Мать семейства медленно пошла к своему сыну и, с каждым её шагом, Генрих мог более внимательно приглядеться к своей матери, и к тому, как именно она выглядит этим летним утром. Он увидел, что её карие глаза отображали бессилие и усталость, и под ними красовались слабозаметные фиолетовые пятна. «Опять мало спала» - подумал Генрих, смотря на Петру, с угасающей улыбкой. Он жалел маму и сочувствовал ей; ему было тяжело видеть, как она отдаёт себя всю для семьи, почти и не задумываясь о себе самой. Наблюдая схожую картину каждый раз, он всё сильнее и сильнее пытался помочь матери во всем, но и этого было мало. Вместо неё, он хотел жертвовать собою, но не дать сделать это ей.
- Ты опять не спала... - произнёс с небольшой грустью в голосе Генрих.
- Я спала… просто меньше, чем обычно.
- И что ты делала ночью? - начал свой расспрос юноша.
- Я подумала, что нам вскоре нужна будут новая одежда на зиму; говорят, что она будет очень холодной.
- Кто говорит?
- Приметы.
Услышав это, Генрих недовольно нахмурился. Он знал, что в его семье есть человек, который мог, будто на самом деле, смотреть в будущее, и имел идеально точное чутьё на любое важное события. Петра, конечно, решила не спрашивать совета у мужа, а смотреть, что скажут какие-то там "приметы”. Будучи озадаченным данным ответом, Генрих стоял и думал, что его мать хочет для своей семьи то, что просто не подвластно человеку, и, пытаясь добиться этого, только сильнее губит саму себя. Никто не способен на это, в этом и есть суть семьи, что её члены дополняют друг друга, и их узы создают прочные взаимоотношения между ними, что помогает им в различных бедах. «Нужно будет спросить у отца, что он думает. Может, мама зря старается», - к такому умозаключению пришел Генрих, выслушивая слова матери.
- Ты, наверное, еще не завтракал… Надо пойти и поесть, - прервав размышления сына, сказала Петра.
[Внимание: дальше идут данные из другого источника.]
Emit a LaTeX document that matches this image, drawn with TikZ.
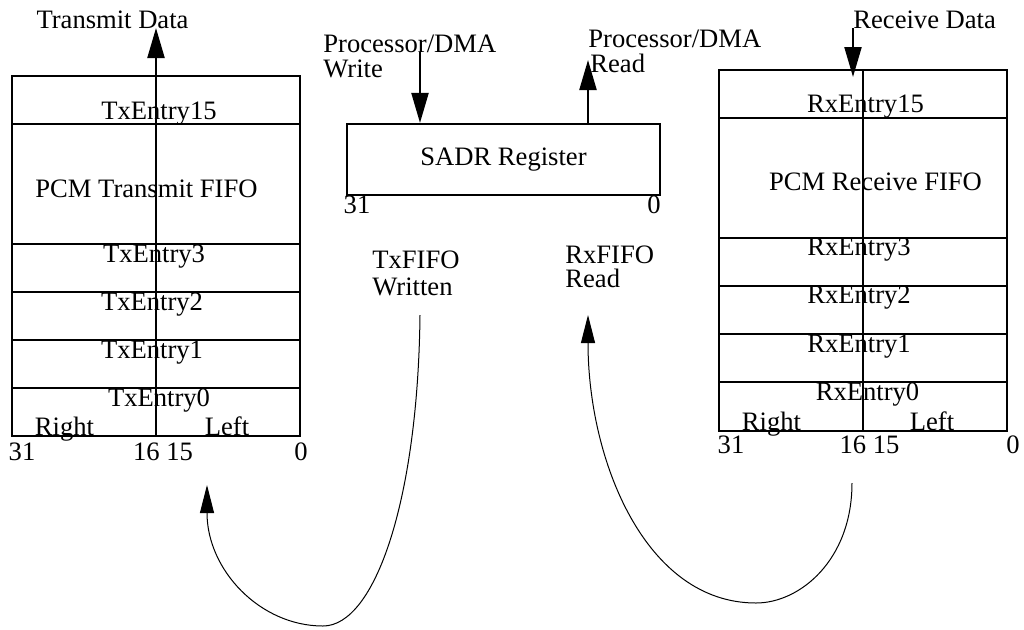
\documentclass[tikz,border=0pt]{standalone}
\usepackage{fontspec}
\setmainfont{Liberation Serif}
\usetikzlibrary{arrows.meta,positioning,calc}

\begin{document}
\begin{tikzpicture}[x=0.5pt, y=-0.5pt,
    every node/.style={font=\fontsize{13.3}{15}\selectfont, inner sep=0pt},
    lbl/.style={anchor=base},
    lbll/.style={anchor=base west},
    box/.style={line width=1.1pt},
    arr/.style={line width=1.1pt, -{Triangle[length=15pt, width=8.5pt]}},
    carr/.style={line width=0.5pt, -{Triangle[length=14pt, width=7pt]}}]
    \useasboundingbox (0,0) rectangle (1024,629);

    % Transmit FIFO
    \draw[box] (12,76) rectangle (300,436);
    \foreach \y in {124,244,292,340,388} \draw[box] (12,\y) -- (300,\y);
    \coordinate (txmid) at (156,436);
    \node[lbl] (txdata) at (112.5,28) {Transmit Data};
    \draw[arr] (txmid) -- (txmid |- txdata.base);
    \node[lbl] (tx15) at (159,119) {TxEntry15};
    \node[lbl] (txfifo) at (146.5,197) {PCM Transmit FIFO};
    \node[lbl] (tx3) at (154,262) {TxEntry3};
    \node[lbl] (tx2) at (152,310) {TxEntry2};
    \node[lbl] (tx1) at (152,358) {TxEntry1};
    \node[lbl] (tx0) at (159,406) {TxEntry0};
    \node[lbl] (txright) at (64.5,435) {Right};
    \node[lbl] (txleft) at (227,435) {Left};
    \node[lbl] (txb31) at (22,460) {31};
    \node[lbl] (txb16) at (163,460) {16 15};
    \node[lbl] (txb0) at (301,460) {0};

    % SADR register
    \node[draw, box, minimum width=156.5pt, minimum height=35.5pt] (sadr) at (503.5,159.5) {SADR Register};
    \node[lbl] (sadr31) at (357,213) {31};
    \node[lbl] (sadr0) at (654,213) {0};
    \node[lbll] (wr1) at (323,52) {Processor/DMA};
    \node[lbll] (wr2) at (323,77) {Write};
    \node[lbll] (rd1) at (588,47) {Processor/DMA};
    \node[lbll] (rd2) at (590,72) {Read};
    \coordinate (wrin) at (420,52);
    \coordinate (rdout) at (588,60);
    \draw[arr] (wrin) -- (wrin |- sadr.north);
    \draw[arr] (rdout |- sadr.north) -- (rdout);
    \node[lbll] (txw1) at (372,268) {TxFIFO};
    \node[lbll] (txw2) at (372,295) {Written};
    \node[lbll] (rxr1) at (565,263) {RxFIFO};
    \node[lbll] (rxr2) at (565,287) {Read};

    % Receive FIFO
    \draw[box] (719,70) rectangle (1007,431);
    \foreach \y in {118,238,286,334,382} \draw[box] (719,\y) -- (1007,\y);
    \draw[box] (863,70) -- (863,431);
    \node[lbll] (rxdata) at (853,28) {Receive Data};
    \draw[arr] (rxdata.base west) -- +(0,49);
    \node[lbl] (rx15) at (865.5,112) {RxEntry15};
    \node[lbl] (rxfifo) at (875.5,190) {PCM Receive FIFO};
    \node[lbl] (rx3) at (859,255) {RxEntry3};
    \node[lbl] (rx2) at (859,303) {RxEntry2};
    \node[lbl] (rx1) at (859,352) {RxEntry1};
    \node[lbl] (rx0) at (867.5,400) {RxEntry0};
    \node[lbl] (rxright) at (771.5,430) {Right};
    \node[lbl] (rxleft) at (932,430) {Left};
    \node[lbl] (rxb31) at (731,453) {31};
    \node[lbl] (rxb16) at (869.5,453) {16 15};
    \node[lbl] (rxb0) at (1013,453) {0};

    % Curved arrows
    \coordinate (txwa) at (420,315);
    \coordinate (txfb) at (207,485);
    \coordinate (rxfa) at (852,483);
    \coordinate (rxrb) at (588,315);
    \draw[carr] (txwa) .. controls (418,500) and (375,626) .. (323,626)
        .. controls (260,626) and (207,570) .. (txfb);
    \draw[carr] (rxfa) .. controls (852,560) and (800,603) .. (756,603)
        .. controls (645,603) and (588,460) .. (rxrb);
\end{tikzpicture}
\end{document}
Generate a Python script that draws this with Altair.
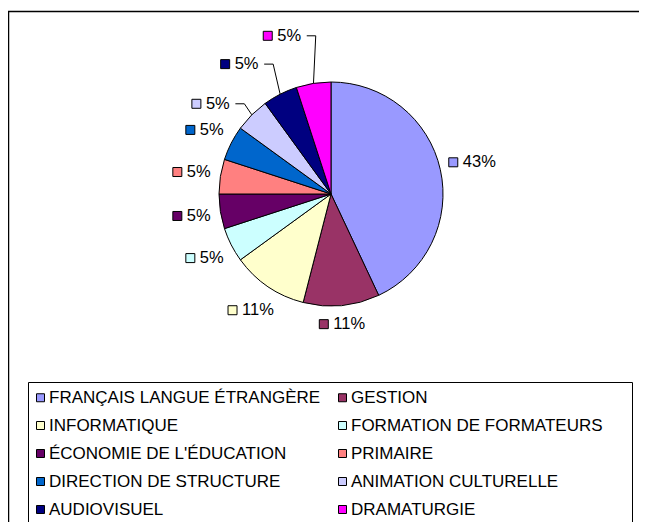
import altair as alt
import pandas as pd

categories = [
    "FRANÇAIS LANGUE ÉTRANGÈRE", "GESTION", "INFORMATIQUE", "FORMATION DE FORMATEURS",
    "ÉCONOMIE DE L'ÉDUCATION", "PRIMAIRE", "DIRECTION DE STRUCTURE",
    "ANIMATION CULTURELLE", "AUDIOVISUEL", "DRAMATURGIE",
]
values = [43, 11, 11, 5, 5, 5, 5, 5, 5, 5]
colors = ["#9999FF", "#993366", "#FFFFCC", "#CCFFFF", "#660066",
          "#FF8080", "#0066CC", "#CCCCFF", "#000080", "#FF00FF"]

df = pd.DataFrame({"cat": categories, "value": values, "idx": list(range(len(values)))})

CX, CY, RAD = 323, 186, 112
FONT = "Liberation Sans"
W, H = 631, 514
scale = alt.Scale(domain=categories, range=colors)

base = alt.Chart(df)

pie = base.mark_arc(outerRadius=RAD, stroke="black", strokeWidth=1).encode(
    theta=alt.Theta("value:Q", stack=True),
    order=alt.Order("idx:O"),
    color=alt.Color("cat:N", scale=scale,
                    legend=alt.Legend(
                        orient="none", legendX=24, legendY=381, columns=2,
                        direction="horizontal",
                        title=None, symbolType="square", symbolSize=64,
                        symbolStrokeColor="black", symbolStrokeWidth=1,
                        labelFont=FONT, labelFontSize=17, labelColor="black",
                        labelLimit=500, labelOffset=0, columnPadding=13,
                        rowPadding=10, padding=0)),
    x=alt.value(CX), y=alt.value(CY),
)

lab = base.transform_window(
    cum="sum(value)", sort=[alt.SortField("idx")], frame=[None, 0]
).transform_joinaggregate(total="sum(value)").transform_calculate(
    label="datum.value + '%'",
    mid="(datum.cum - datum.value/2) / datum.total * 2 * PI",
).transform_calculate(
    deg="datum.mid * 180 / PI",
    textw="9.2 * length(datum.label) + 5.4",
).transform_calculate(
    push="datum.deg > 300 ? 1 : 0",
    hw="(15 + datum.textw) / 2",
).transform_calculate(
    la="datum.mid - datum.push * 8 * PI / 180",
).transform_calculate(
    R=f"{RAD} + 8 + datum.hw * abs(sin(datum.la)) + 8.5 * abs(cos(datum.la)) + datum.push * (datum.deg - 300) * 0.62",
).transform_calculate(
    bx=f"{CX} + datum.R * sin(datum.la)",
    by=f"{CY} - datum.R * cos(datum.la)",
    ex=f"{CX} + {RAD} * sin(datum.mid)",
    ey=f"{CY} - {RAD} * cos(datum.mid)",
).transform_calculate(
    sqx="datum.bx - datum.hw + 4.5",
).transform_calculate(
    tx="datum.sqx + 9.5",
    l1="datum.sqx + 39",
    l2="datum.sqx + 48",
)

X = lambda f: alt.X(f, type="quantitative", scale=None, axis=None)
Y = lambda f: alt.Y(f, type="quantitative", scale=None, axis=None)

squares = lab.mark_square(size=81, stroke="black", strokeWidth=1, opacity=1, filled=True).encode(
    x=X("sqx"), y=Y("by"),
    color=alt.Color("cat:N", scale=scale, legend=None),
)
texts = lab.mark_text(align="left", baseline="middle", font=FONT, fontSize=16.5, color="black").encode(
    x=X("tx"), y=Y("by"), text="label:N",
)
lead1 = lab.transform_filter("datum.push == 1").mark_rule(color="black", strokeWidth=1).encode(
    x=X("l1"), x2="l2:Q", y=Y("by"),
)
lead2 = lab.transform_filter("datum.push == 1").mark_rule(color="black", strokeWidth=1).encode(
    x=X("l2"), x2="ex:Q", y=Y("by"), y2="ey:Q",
)

one = pd.DataFrame({"k": [0]})
frame_left = alt.Chart(one).mark_rule(color="black", strokeWidth=1.5, strokeCap="butt").encode(
    x=alt.value(0.5), y=alt.value(3), y2=alt.value(H))
frame_top = alt.Chart(one).mark_rule(color="black", strokeWidth=1.5, strokeCap="butt").encode(
    x=alt.value(0), x2=alt.value(W), y=alt.value(3.5))
legbox = alt.Chart(one).mark_rect(fill="white", stroke="black", strokeWidth=1).encode(
    x=alt.value(20.5), x2=alt.value(624.5), y=alt.value(374.5), y2=alt.value(H + 20),
)

chart = alt.layer(frame_left, frame_top, legbox, pie, lead1, lead2, squares, texts).properties(
    width=W, height=H, padding=0, autosize=alt.AutoSizeParams(type="none"),
).configure_view(stroke="transparent", strokeWidth=0)

chart.save("out.html", embed_options={"renderer": "svg", "actions": False})
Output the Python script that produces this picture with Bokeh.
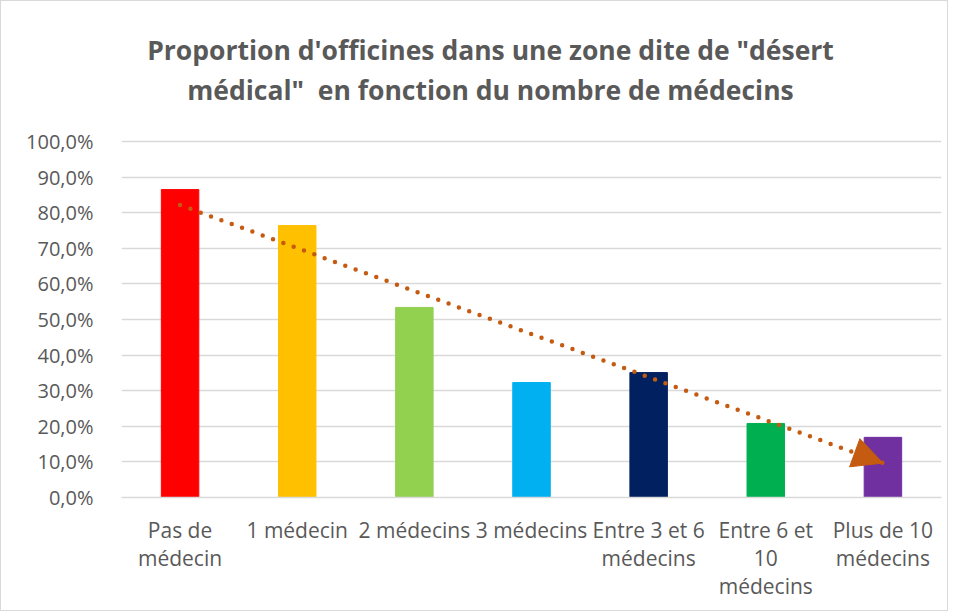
from bokeh.plotting import figure
from bokeh.models import (Range1d, FixedTicker, CustomJSTickFormatter, Label,
                          Arrow, NormalHead, ColumnDataSource)
from bokeh.embed import file_html
from bokeh.resources import INLINE
import numpy as np

categories = ["Pas de\nmédecin", "1 médecin", "2 médecins", "3 médecins",
              "Entre 3 et 6\nmédecins", "Entre 6 et\n10\nmédecins", "Plus de 10\nmédecins"]
values = [86.5, 76.4, 53.4, 32.3, 35.1, 20.8, 16.9]
colors = ["#FF0000", "#FFC000", "#92D050", "#00B0F0", "#002060", "#00B050", "#7030A0"]
y_ticks = [0, 10, 20, 30, 40, 50, 60, 70, 80, 90, 100]
title_lines = ["Proportion d'officines dans une zone dite de \"désert",
               "médical\"\u00a0 en fonction du nombre de médecins"]

xs = list(range(1, len(categories) + 1))

# frame extends to the top so the title (a Label in data units) sits inside it;
# grid lines are drawn only at the ticks (0..100 %)
p = figure(width=948, height=611, output_backend="svg", toolbar_location=None,
           x_range=Range1d(0.5, len(categories) + 0.5), y_range=Range1d(0, 137.1),
           min_border_left=120, min_border_right=8, min_border_top=8, min_border_bottom=115)
p.styles = {"border": "1px solid #D9D9D9"}
p.outline_line_color = None
p.background_fill_color = "white"
p.border_fill_color = "white"

src = ColumnDataSource(dict(x=xs, top=values, color=colors))
p.vbar(x="x", top="top", bottom=0, width=0.32, color="color", source=src)

# linear trendline (least squares on data)
a, b = np.polyfit(xs, values, 1)
tx = [xs[0], xs[-1]]
ty = [a * xs[0] + b, a * xs[-1] + b]
p.line(tx, ty, line_color="#C55A11", line_width=4.5, line_dash="0 11", line_cap="round")
x0 = xs[-1] - 0.25
p.add_layout(Arrow(end=NormalHead(size=30, fill_color="#C55A11", line_color="#C55A11"),
                   x_start=x0, y_start=a * x0 + b, x_end=xs[-1], y_end=ty[1],
                   line_alpha=0))

# axes
p.xaxis.ticker = FixedTicker(ticks=xs)
p.xaxis.major_label_overrides = {x: c for x, c in zip(xs, categories)}
p.xaxis.axis_line_color = "#D9D9D9"
p.xaxis.axis_line_width = 1.5
p.xaxis.major_tick_line_color = None
p.xaxis.minor_tick_line_color = None
p.xaxis.major_label_text_font = "Open Sans"
p.xaxis.major_label_text_font_size = "21px"
p.xaxis.major_label_text_line_height = 1.0
p.xaxis.major_label_text_color = "#595959"
p.xaxis.major_label_standoff = 12
p.xgrid.grid_line_color = None

p.yaxis.ticker = FixedTicker(ticks=y_ticks)
p.yaxis.formatter = CustomJSTickFormatter(code="return tick.toFixed(1).replace('.', ',') + '%';")
p.yaxis.axis_line_color = None
p.yaxis.major_tick_line_color = None
p.yaxis.minor_tick_line_color = None
p.yaxis.major_label_text_font = "Open Sans"
p.yaxis.major_label_text_font_size = "20px"
p.yaxis.major_label_text_color = "#595959"
p.yaxis.major_label_standoff = 22
p.ygrid.grid_line_color = "#D9D9D9"
p.ygrid.grid_line_width = 1.5

title_y = [125.8, 114.6]
for line, ty_ in zip(title_lines, title_y):
    p.add_layout(Label(x=3.65, y=ty_, text=line, text_align="center", text_baseline="middle",
                       text_font="Open Sans", text_font_style="bold",
                       text_font_size="26.5px", text_color="#595959"))

open("out.html", "w").write(file_html(p, INLINE))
Она медленно отошла в сторону и попыталась обойти Генриха, параллельно надеясь не наступить на грядки. Уже будучи за его спиной, она почувствовала, как её сзади обнимают тёплые руки, и остановилась. Ей были приятны эти объятия, она таяла в них, чувствовала себя защищенной и нужной. Бережно поглаживая руки своего сына, она успокаивала его, потому что как настоящая мать, она нутром ощущала, как его что-то тревожит.